10 Shifts Shaping The Future Of Advertising In New Zealand

It’s a strange time to be in advertising, especially on the media side of things. You see, we don’t seem to be very popular.

Tech companies led by Apple are cracking down on advertisers’ ability to target consumers; governments, through legislation like GDPR, are squarely taking aim at ad platforms’ ability to collect consumer data; and consumers themselves are increasingly turning to ad blockers and VPNs to stop data collection and usage. And there is a cornucopia of start-ups looking to take advantage of people’s desire to remain anonymous online.

As a media business, you’d expect us to be slightly concerned about the future, but nothing could be further from the truth. We see a huge opportunity for businesses to regain trust with consumers, with more thoughtful creative, better researched audience segments and ultimately smarter targeting using identity platforms rather than third party cookies.

However, beyond the concerns that are affecting advertisers and media agencies across the world, there has also been a significant shift across all forms of media here in New Zealand. As such, we believe that 2022 and 2023 will see the single biggest shift in media since launch of Google Ads in 2000. To prepare, we need to think about how businesses balance the role of media, data, and creativity.

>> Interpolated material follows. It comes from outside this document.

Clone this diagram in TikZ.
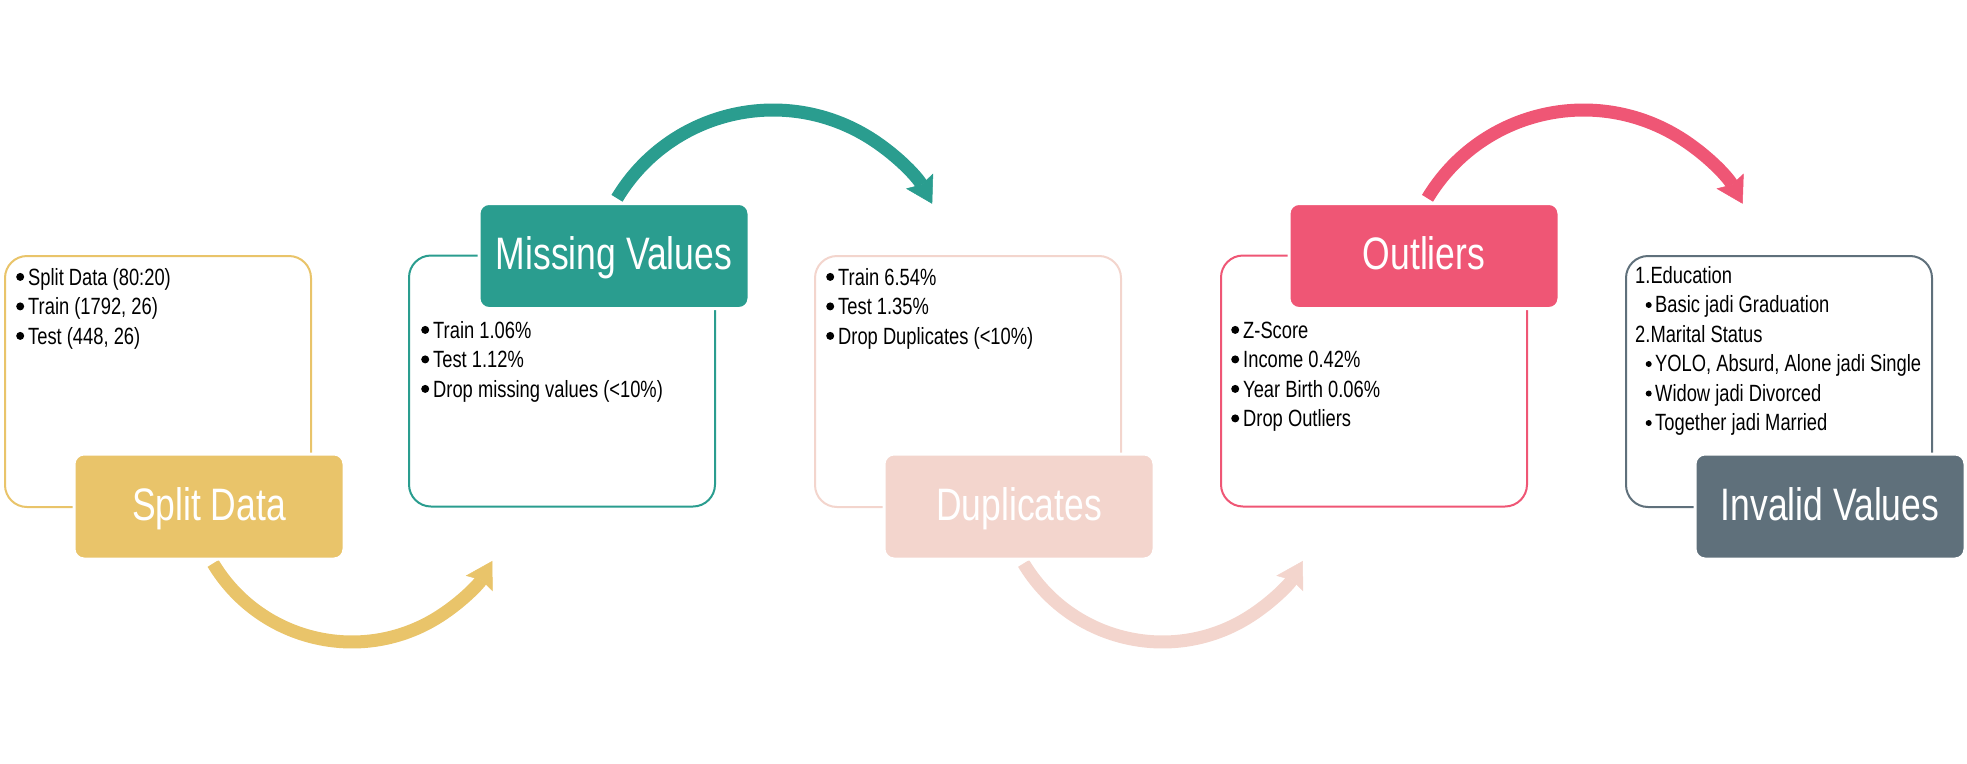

10 Seismic Shifts We’re Seeing Right Now

  1. TV audiences dropping every month, especially in the 40-55 demographic.
    This is driven by both the continued growth and investment in local (S)VOD services such as TVNZ OnDemand and NEON as well as the expansion of international services like Netflix, Disney+, Apple TV+ and Amazon Prime, combined with the proliferation of smart TVs in the local market. As a result, Linear TV advertising is getting more expensive despite audiences proving harder to reach at scale.
  2. Facebook is under threat with dropping engagement and active users.
    This has been largely because of a reduction in trust from users. Nearly 40% of their audience now un-addressable thanks to Apple changing its privacy settings. Consequently, CPCs and CPMS are increasing across the board, whilst resulting performance has been steadily declining since April.
  3. Audiences are fragmenting across social media.
    We’ve seen this change across a plethora of social networks including Instagram, Snapchat, Tik Tok, Twitch, YouTube, Pinterest, Twitter, and Reddit, as well as the expanding world of messaging apps like WhatsApp, Messenger, WeChat, QQ, Telegram, to name just a few! An ever-increasing number of popular platforms and an audience with limited time ultimately leads to increased fragmentation.
  4. Paid search is gradually becoming more expensive.
    As audiences shift from desktop to mobile devices, and as Google changes its base search algorithms to be more directed by machine learning than human interaction, we’ve seen CPCs rise.
  5. Remarketing is under threat across the board.
    This is particularly true of social and display. With cookies being deleted by Safari and Firefox in just 24 hours, and Facebook as a result unable to recognise users, retargeting is again becoming more expensive and less effective.
  6. Local news publishers seeing declining revenue in print and as a result are trying to monetise every square inch of their digital properties.
    To stay afloat in the digital age, local news publishers scramble to monetise online content. We’ve seen more and more invasive ad units that are both expensive and largely ineffective.
  7. OOH model is changing with more digital sites being added all the time.
    This means that more and more advertisers are on rotation and costs are rising – but has effectiveness? Jury’s out on this one but I’d argue not.
  8. Programmatic advertising is becoming largely ineffective.
    Once seen as the saviour of display advertising, the time of programmatic is passing. Due to changing audience behaviour, the loss of cookies, and (let’s face it) agency greed, programmatic is marked by a murky supply chain and burgeoning technology costs.
  9. Radio. Still trucking along!
    Well, who knows if radio works, and that’s probably why radio’s having a boom now?
  10. Publishers largely not ready for prepared for the post cookie future.
    Media companies with large audiences have been reliant on selling (anonymous) audience data to third parties through cookies. By 2023 Chrome will have joined Safari and Firefox in stopping third party cookies even firing, so the only way to truly stay relevant is by having a first party relationship with your readers and/or viewers that advertisers can then use to enhance their own data sets. The New York Times for example has been doing this since 2018 to great success, and NZ publishers need to work very hard over the next 12 months to catch up and then own this space. Otherwise, NZ advertisers will be forced to rely on the walled gardens of Facebook and Google.

So, now is the part where I should tell you what I think the future looks like, but I genuinely don’t know. We are very much in a state of flux.

My only prediction is that the advertising world will look very different by 2025 because of what we can see today. In turn, media agencies will look very different, with machines and algorithms managing the bulk of the implementation and people spending more time on understanding audiences and what makes them tick.

My hope is that we will see a new age of personalised advertising, where the value exchange between consumer and advertiser is understood, and time and effort is spent not on segmentation and targeting but on advertising that resonates, that is authentic and is truly matched to the needs of the consumer. A pipedream, maybe, but one can only hope.